## Problem details
Write out the listing below in full and exactly, leaving out every picture.
************
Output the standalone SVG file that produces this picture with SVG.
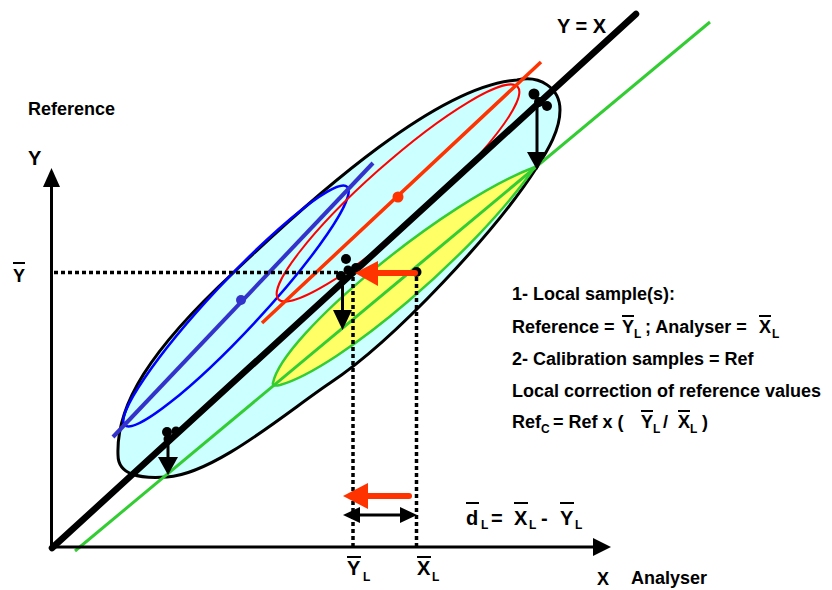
<svg xmlns="http://www.w3.org/2000/svg" width="832" height="590" viewBox="0 0 832 590">
<style>
.t{font-family:"Liberation Sans",Arial,Helvetica,sans-serif;font-weight:bold;fill:#000}
.f18{font-size:18px}
.f20{font-size:20px}
.sub{font-size:12px}
.ov{stroke:#000;stroke-width:2;fill:none}
.dot{stroke:#000;stroke-width:3.5;stroke-dasharray:4 3;fill:none}
.ax{stroke:#000;stroke-width:3;fill:none}
.blk{fill:#000}
.org{fill:#FF3300}
</style>
<rect width="832" height="590" fill="#fff"/>

<g id="cloud-global">
<path d="M118,455 C116,405 150,350 233,273 C320,190 440,85 517,80 C540,75 560,88 560,110 C560,130 548,150 537,167 C497,230 395,340 330,383 C288,411 215,474 167,477 C140,479 118,475 118,455 Z" fill="#CCFFFF" stroke="#000" stroke-width="3"/>
</g>

<g id="cloud-corrected">
<path d="M273,383 C282,335 446,200 535,167 C476,252 340,368 280,385 C276,386 272,386 273,383 Z" fill="#FFFF66" stroke="#33CC33" stroke-width="2.5"/>
</g>

<g id="cloud-blue">
<ellipse cx="236" cy="306" rx="163" ry="25" transform="rotate(-47 236 306)" fill="none" stroke="#0000FF" stroke-width="2.5"/>
</g>

<g id="cloud-red">
<ellipse cx="398" cy="193" rx="160" ry="30" transform="rotate(-41.6 398 193)" fill="none" stroke="#FF0000" stroke-width="2"/>
</g>

<g id="regression-lines">
<line x1="113" y1="437" x2="373" y2="163" stroke="#3333CC" stroke-width="4"/>
<circle cx="241" cy="300" r="5" fill="#3333CC"/>
<line x1="262" y1="323" x2="541" y2="62" stroke="#FF3300" stroke-width="3.5"/>
<circle cx="398" cy="197" r="5.5" fill="#FF3300"/>
<line x1="52" y1="548" x2="636" y2="14" stroke="#000" stroke-width="6.5" stroke-linecap="round"/>
<line x1="75" y1="551" x2="710" y2="22" stroke="#33CC33" stroke-width="3"/>
</g>

<g id="axes">
<line class="ax" x1="51.5" y1="549" x2="51.5" y2="184"/>
<polygon class="blk" points="51.5,168 43,187 60,187"/>
<line class="ax" x1="50" y1="547" x2="596" y2="547"/>
<polygon class="blk" points="611,547 593,538 593,556"/>
</g>

<g id="guides">
<line class="dot" x1="54" y1="272.5" x2="338" y2="272.5"/>
<line class="dot" x1="353" y1="277" x2="353" y2="546"/>
<line class="dot" x1="416.5" y1="277" x2="416.5" y2="546"/>
</g>

<g id="connectors">
<g id="samples-top">
<circle class="blk" cx="534" cy="94" r="5.5"/>
<circle class="blk" cx="539" cy="102" r="5"/>
<circle class="blk" cx="547" cy="106" r="5"/>
<line x1="537" y1="102" x2="537" y2="155" stroke="#000" stroke-width="3"/>
<polygon class="blk" points="527,152 547,152 537,170"/>
</g>
<g id="samples-mid">
<circle class="blk" cx="346" cy="259" r="5"/>
<circle class="blk" cx="356" cy="268" r="5"/>
<circle class="blk" cx="341" cy="276" r="5"/>
<circle class="blk" cx="348" cy="270" r="4.5"/>
<line x1="342.5" y1="276" x2="342.5" y2="312" stroke="#000" stroke-width="3"/>
<polygon class="blk" points="333,310 352,310 342.5,330"/>
</g>
<g id="samples-low">
<circle class="blk" cx="167" cy="432" r="5"/>
<circle class="blk" cx="176" cy="431" r="4.5"/>
<circle class="blk" cx="168" cy="439" r="4.5"/>
<line x1="168" y1="440" x2="168" y2="460" stroke="#000" stroke-width="3"/>
<polygon class="blk" points="158,457 178,457 168,475"/>
</g>
<g id="shift-local">
<circle class="blk" cx="416.5" cy="272" r="5"/>
<line x1="415" y1="273" x2="372" y2="273" stroke="#FF3300" stroke-width="6" stroke-linecap="round"/>
<polygon class="org" points="355,273 378,261 378,286"/>
</g>
<g id="shift-axis">
<line x1="409" y1="496" x2="364" y2="496" stroke="#FF3300" stroke-width="6" stroke-linecap="round"/>
<polygon class="org" points="343,496 368,483 368,509"/>
</g>
<g id="difference">
<line x1="356" y1="515" x2="404" y2="515" stroke="#000" stroke-width="3"/>
<polygon class="blk" points="343,515 360,507 360,523"/>
<polygon class="blk" points="417,515 400,507 400,523"/>
</g>
</g>

<g id="labels">
<text class="t f20" x="557" y="33">Y = X</text>
<text class="t f18" x="28" y="115">Reference</text>
<text class="t f20" x="28" y="165">Y</text>
<text class="t f18" x="13" y="282">Y</text>
<line class="ov" x1="13" y1="263" x2="25" y2="263"/>
<text class="t f18" x="597" y="585">X</text>
<text class="t f18" x="631" y="584">Analyser</text>

<text class="t f20" x="347" y="575">Y</text>
<line class="ov" x1="347" y1="557" x2="361" y2="557"/>
<text class="t sub" x="363" y="581">L</text>
<text class="t f20" x="417" y="575">X</text>
<line class="ov" x1="417" y1="557" x2="431" y2="557"/>
<text class="t sub" x="432" y="581">L</text>

<text class="t f20" x="466" y="525">d</text>
<line class="ov" x1="466" y1="503" x2="479" y2="503"/>
<text class="t sub" x="481" y="529">L</text>
<text class="t f20" x="491" y="525">=</text>
<text class="t f20" x="514" y="525">X</text>
<line class="ov" x1="514" y1="503" x2="528" y2="503"/>
<text class="t sub" x="529" y="529">L</text>
<text class="t f20" x="541" y="525">-</text>
<text class="t f20" x="560" y="525">Y</text>
<line class="ov" x1="560" y1="503" x2="574" y2="503"/>
<text class="t sub" x="575" y="529">L</text>

<text class="t f18" x="512" y="300">1- Local sample(s):</text>
<text class="t f18" x="512" y="333">Reference =</text>
<text class="t f18" x="622" y="333">Y</text>
<line class="ov" x1="622" y1="316" x2="634" y2="316"/>
<text class="t sub" x="634" y="338">L</text>
<text class="t f18" x="645" y="333">; Analyser =</text>
<text class="t f18" x="759" y="333">X</text>
<line class="ov" x1="759" y1="316" x2="771" y2="316"/>
<text class="t sub" x="772" y="338">L</text>
<text class="t f18" x="512" y="365">2- Calibration samples = Ref</text>
<text class="t f18" x="512" y="397">Local correction of reference values</text>
<text class="t f18" x="512" y="428">Ref</text>
<text class="t sub" x="541" y="433">C</text>
<text class="t f18" x="553" y="428">= Ref  x (</text>
<text class="t f18" x="641" y="428">Y</text>
<line class="ov" x1="641" y1="411" x2="653" y2="411"/>
<text class="t sub" x="653" y="433">L</text>
<text class="t f18" x="663" y="428">/</text>
<text class="t f18" x="678" y="428">X</text>
<line class="ov" x1="678" y1="411" x2="690" y2="411"/>
<text class="t sub" x="690" y="433">L</text>
<text class="t f18" x="702" y="428">)</text>
</g>
</svg>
************
## Response
Output the standalone SVG file that produces this picture with SVG.
<svg xmlns="http://www.w3.org/2000/svg" width="832" height="590" viewBox="0 0 832 590">
<style>
.t{font-family:"Liberation Sans",Arial,Helvetica,sans-serif;font-weight:bold;fill:#000}
.f18{font-size:18px}
.f20{font-size:20px}
.sub{font-size:12px}
.ov{stroke:#000;stroke-width:2;fill:none}
.dot{stroke:#000;stroke-width:3.5;stroke-dasharray:4 3;fill:none}
.ax{stroke:#000;stroke-width:3;fill:none}
.blk{fill:#000}
.org{fill:#FF3300}
</style>
<rect width="832" height="590" fill="#fff"/>

<g id="cloud-global">
<path d="M118,455 C116,405 150,350 233,273 C320,190 440,85 517,80 C540,75 560,88 560,110 C560,130 548,150 537,167 C497,230 395,340 330,383 C288,411 215,474 167,477 C140,479 118,475 118,455 Z" fill="#CCFFFF" stroke="#000" stroke-width="3"/>
</g>

<g id="cloud-corrected">
<path d="M273,383 C282,335 446,200 535,167 C476,252 340,368 280,385 C276,386 272,386 273,383 Z" fill="#FFFF66" stroke="#33CC33" stroke-width="2.5"/>
</g>

<g id="cloud-blue">
<ellipse cx="236" cy="306" rx="163" ry="25" transform="rotate(-47 236 306)" fill="none" stroke="#0000FF" stroke-width="2.5"/>
</g>

<g id="cloud-red">
<ellipse cx="398" cy="193" rx="160" ry="30" transform="rotate(-41.6 398 193)" fill="none" stroke="#FF0000" stroke-width="2"/>
</g>

<g id="regression-lines">
<line x1="113" y1="437" x2="373" y2="163" stroke="#3333CC" stroke-width="4"/>
<circle cx="241" cy="300" r="5" fill="#3333CC"/>
<line x1="262" y1="323" x2="541" y2="62" stroke="#FF3300" stroke-width="3.5"/>
<circle cx="398" cy="197" r="5.5" fill="#FF3300"/>
<line x1="52" y1="548" x2="636" y2="14" stroke="#000" stroke-width="6.5" stroke-linecap="round"/>
<line x1="75" y1="551" x2="710" y2="22" stroke="#33CC33" stroke-width="3"/>
</g>

<g id="axes">
<line class="ax" x1="51.5" y1="549" x2="51.5" y2="184"/>
<polygon class="blk" points="51.5,168 43,187 60,187"/>
<line class="ax" x1="50" y1="547" x2="596" y2="547"/>
<polygon class="blk" points="611,547 593,538 593,556"/>
</g>

<g id="guides">
<line class="dot" x1="54" y1="272.5" x2="338" y2="272.5"/>
<line class="dot" x1="353" y1="277" x2="353" y2="546"/>
<line class="dot" x1="416.5" y1="277" x2="416.5" y2="546"/>
</g>

<g id="connectors">
<g id="samples-top">
<circle class="blk" cx="534" cy="94" r="5.5"/>
<circle class="blk" cx="539" cy="102" r="5"/>
<circle class="blk" cx="547" cy="106" r="5"/>
<line x1="537" y1="102" x2="537" y2="155" stroke="#000" stroke-width="3"/>
<polygon class="blk" points="527,152 547,152 537,170"/>
</g>
<g id="samples-mid">
<circle class="blk" cx="346" cy="259" r="5"/>
<circle class="blk" cx="356" cy="268" r="5"/>
<circle class="blk" cx="341" cy="276" r="5"/>
<circle class="blk" cx="348" cy="270" r="4.5"/>
<line x1="342.5" y1="276" x2="342.5" y2="312" stroke="#000" stroke-width="3"/>
<polygon class="blk" points="333,310 352,310 342.5,330"/>
</g>
<g id="samples-low">
<circle class="blk" cx="167" cy="432" r="5"/>
<circle class="blk" cx="176" cy="431" r="4.5"/>
<circle class="blk" cx="168" cy="439" r="4.5"/>
<line x1="168" y1="440" x2="168" y2="460" stroke="#000" stroke-width="3"/>
<polygon class="blk" points="158,457 178,457 168,475"/>
</g>
<g id="shift-local">
<circle class="blk" cx="416.5" cy="272" r="5"/>
<line x1="415" y1="273" x2="372" y2="273" stroke="#FF3300" stroke-width="6" stroke-linecap="round"/>
<polygon class="org" points="355,273 378,261 378,286"/>
</g>
<g id="shift-axis">
<line x1="409" y1="496" x2="364" y2="496" stroke="#FF3300" stroke-width="6" stroke-linecap="round"/>
<polygon class="org" points="343,496 368,483 368,509"/>
</g>
<g id="difference">
<line x1="356" y1="515" x2="404" y2="515" stroke="#000" stroke-width="3"/>
<polygon class="blk" points="343,515 360,507 360,523"/>
<polygon class="blk" points="417,515 400,507 400,523"/>
</g>
</g>

<g id="labels">
<text class="t f20" x="557" y="33">Y = X</text>
<text class="t f18" x="28" y="115">Reference</text>
<text class="t f20" x="28" y="165">Y</text>
<text class="t f18" x="13" y="282">Y</text>
<line class="ov" x1="13" y1="263" x2="25" y2="263"/>
<text class="t f18" x="597" y="585">X</text>
<text class="t f18" x="631" y="584">Analyser</text>

<text class="t f20" x="347" y="575">Y</text>
<line class="ov" x1="347" y1="557" x2="361" y2="557"/>
<text class="t sub" x="363" y="581">L</text>
<text class="t f20" x="417" y="575">X</text>
<line class="ov" x1="417" y1="557" x2="431" y2="557"/>
<text class="t sub" x="432" y="581">L</text>

<text class="t f20" x="466" y="525">d</text>
<line class="ov" x1="466" y1="503" x2="479" y2="503"/>
<text class="t sub" x="481" y="529">L</text>
<text class="t f20" x="491" y="525">=</text>
<text class="t f20" x="514" y="525">X</text>
<line class="ov" x1="514" y1="503" x2="528" y2="503"/>
<text class="t sub" x="529" y="529">L</text>
<text class="t f20" x="541" y="525">-</text>
<text class="t f20" x="560" y="525">Y</text>
<line class="ov" x1="560" y1="503" x2="574" y2="503"/>
<text class="t sub" x="575" y="529">L</text>

<text class="t f18" x="512" y="300">1- Local sample(s):</text>
<text class="t f18" x="512" y="333">Reference =</text>
<text class="t f18" x="622" y="333">Y</text>
<line class="ov" x1="622" y1="316" x2="634" y2="316"/>
<text class="t sub" x="634" y="338">L</text>
<text class="t f18" x="645" y="333">; Analyser =</text>
<text class="t f18" x="759" y="333">X</text>
<line class="ov" x1="759" y1="316" x2="771" y2="316"/>
<text class="t sub" x="772" y="338">L</text>
<text class="t f18" x="512" y="365">2- Calibration samples = Ref</text>
<text class="t f18" x="512" y="397">Local correction of reference values</text>
<text class="t f18" x="512" y="428">Ref</text>
<text class="t sub" x="541" y="433">C</text>
<text class="t f18" x="553" y="428">= Ref  x (</text>
<text class="t f18" x="641" y="428">Y</text>
<line class="ov" x1="641" y1="411" x2="653" y2="411"/>
<text class="t sub" x="653" y="433">L</text>
<text class="t f18" x="663" y="428">/</text>
<text class="t f18" x="678" y="428">X</text>
<line class="ov" x1="678" y1="411" x2="690" y2="411"/>
<text class="t sub" x="690" y="433">L</text>
<text class="t f18" x="702" y="428">)</text>
</g>
</svg>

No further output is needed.